Problem requirements: In full and without alteration, repeat the material.

Source excerpt:
....

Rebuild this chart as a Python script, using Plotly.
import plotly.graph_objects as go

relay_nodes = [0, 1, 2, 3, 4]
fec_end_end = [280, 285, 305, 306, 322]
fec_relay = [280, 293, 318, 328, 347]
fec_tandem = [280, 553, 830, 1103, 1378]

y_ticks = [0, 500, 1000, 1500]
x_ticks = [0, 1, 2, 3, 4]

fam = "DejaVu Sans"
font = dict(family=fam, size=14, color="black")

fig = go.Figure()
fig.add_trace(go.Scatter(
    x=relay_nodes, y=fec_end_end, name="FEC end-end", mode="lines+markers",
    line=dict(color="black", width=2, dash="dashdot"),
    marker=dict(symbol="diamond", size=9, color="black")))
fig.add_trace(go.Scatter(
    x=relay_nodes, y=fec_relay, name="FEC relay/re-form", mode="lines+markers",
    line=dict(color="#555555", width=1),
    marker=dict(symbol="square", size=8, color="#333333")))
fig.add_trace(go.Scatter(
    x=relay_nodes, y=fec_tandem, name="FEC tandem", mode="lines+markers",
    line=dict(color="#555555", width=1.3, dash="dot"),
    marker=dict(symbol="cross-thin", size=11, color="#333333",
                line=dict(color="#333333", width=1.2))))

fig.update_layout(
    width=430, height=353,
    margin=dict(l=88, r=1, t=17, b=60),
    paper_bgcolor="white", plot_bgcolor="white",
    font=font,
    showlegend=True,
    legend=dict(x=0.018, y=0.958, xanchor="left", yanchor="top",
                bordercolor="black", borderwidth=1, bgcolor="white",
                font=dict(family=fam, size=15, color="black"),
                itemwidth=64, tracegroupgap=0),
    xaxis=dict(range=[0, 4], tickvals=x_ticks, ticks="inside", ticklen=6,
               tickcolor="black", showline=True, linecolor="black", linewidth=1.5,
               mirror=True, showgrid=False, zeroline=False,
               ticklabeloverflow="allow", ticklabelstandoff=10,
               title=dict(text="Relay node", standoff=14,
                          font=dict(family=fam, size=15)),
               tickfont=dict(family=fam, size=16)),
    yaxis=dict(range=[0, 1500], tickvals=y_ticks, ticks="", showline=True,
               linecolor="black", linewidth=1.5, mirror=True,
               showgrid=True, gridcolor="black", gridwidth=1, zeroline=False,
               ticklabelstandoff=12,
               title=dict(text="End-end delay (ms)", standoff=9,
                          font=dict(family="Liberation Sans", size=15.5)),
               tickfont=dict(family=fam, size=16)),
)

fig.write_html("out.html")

....

Full answer:
Rebuild this chart as a Python script, using Plotly.
import plotly.graph_objects as go

relay_nodes = [0, 1, 2, 3, 4]
fec_end_end = [280, 285, 305, 306, 322]
fec_relay = [280, 293, 318, 328, 347]
fec_tandem = [280, 553, 830, 1103, 1378]

y_ticks = [0, 500, 1000, 1500]
x_ticks = [0, 1, 2, 3, 4]

fam = "DejaVu Sans"
font = dict(family=fam, size=14, color="black")

fig = go.Figure()
fig.add_trace(go.Scatter(
    x=relay_nodes, y=fec_end_end, name="FEC end-end", mode="lines+markers",
    line=dict(color="black", width=2, dash="dashdot"),
    marker=dict(symbol="diamond", size=9, color="black")))
fig.add_trace(go.Scatter(
    x=relay_nodes, y=fec_relay, name="FEC relay/re-form", mode="lines+markers",
    line=dict(color="#555555", width=1),
    marker=dict(symbol="square", size=8, color="#333333")))
fig.add_trace(go.Scatter(
    x=relay_nodes, y=fec_tandem, name="FEC tandem", mode="lines+markers",
    line=dict(color="#555555", width=1.3, dash="dot"),
    marker=dict(symbol="cross-thin", size=11, color="#333333",
                line=dict(color="#333333", width=1.2))))

fig.update_layout(
    width=430, height=353,
    margin=dict(l=88, r=1, t=17, b=60),
    paper_bgcolor="white", plot_bgcolor="white",
    font=font,
    showlegend=True,
    legend=dict(x=0.018, y=0.958, xanchor="left", yanchor="top",
                bordercolor="black", borderwidth=1, bgcolor="white",
                font=dict(family=fam, size=15, color="black"),
                itemwidth=64, tracegroupgap=0),
    xaxis=dict(range=[0, 4], tickvals=x_ticks, ticks="inside", ticklen=6,
               tickcolor="black", showline=True, linecolor="black", linewidth=1.5,
               mirror=True, showgrid=False, zeroline=False,
               ticklabeloverflow="allow", ticklabelstandoff=10,
               title=dict(text="Relay node", standoff=14,
                          font=dict(family=fam, size=15)),
               tickfont=dict(family=fam, size=16)),
    yaxis=dict(range=[0, 1500], tickvals=y_ticks, ticks="", showline=True,
               linecolor="black", linewidth=1.5, mirror=True,
               showgrid=True, gridcolor="black", gridwidth=1, zeroline=False,
               ticklabelstandoff=12,
               title=dict(text="End-end delay (ms)", standoff=9,
                          font=dict(family="Liberation Sans", size=15.5)),
               tickfont=dict(family=fam, size=16)),
)

fig.write_html("out.html")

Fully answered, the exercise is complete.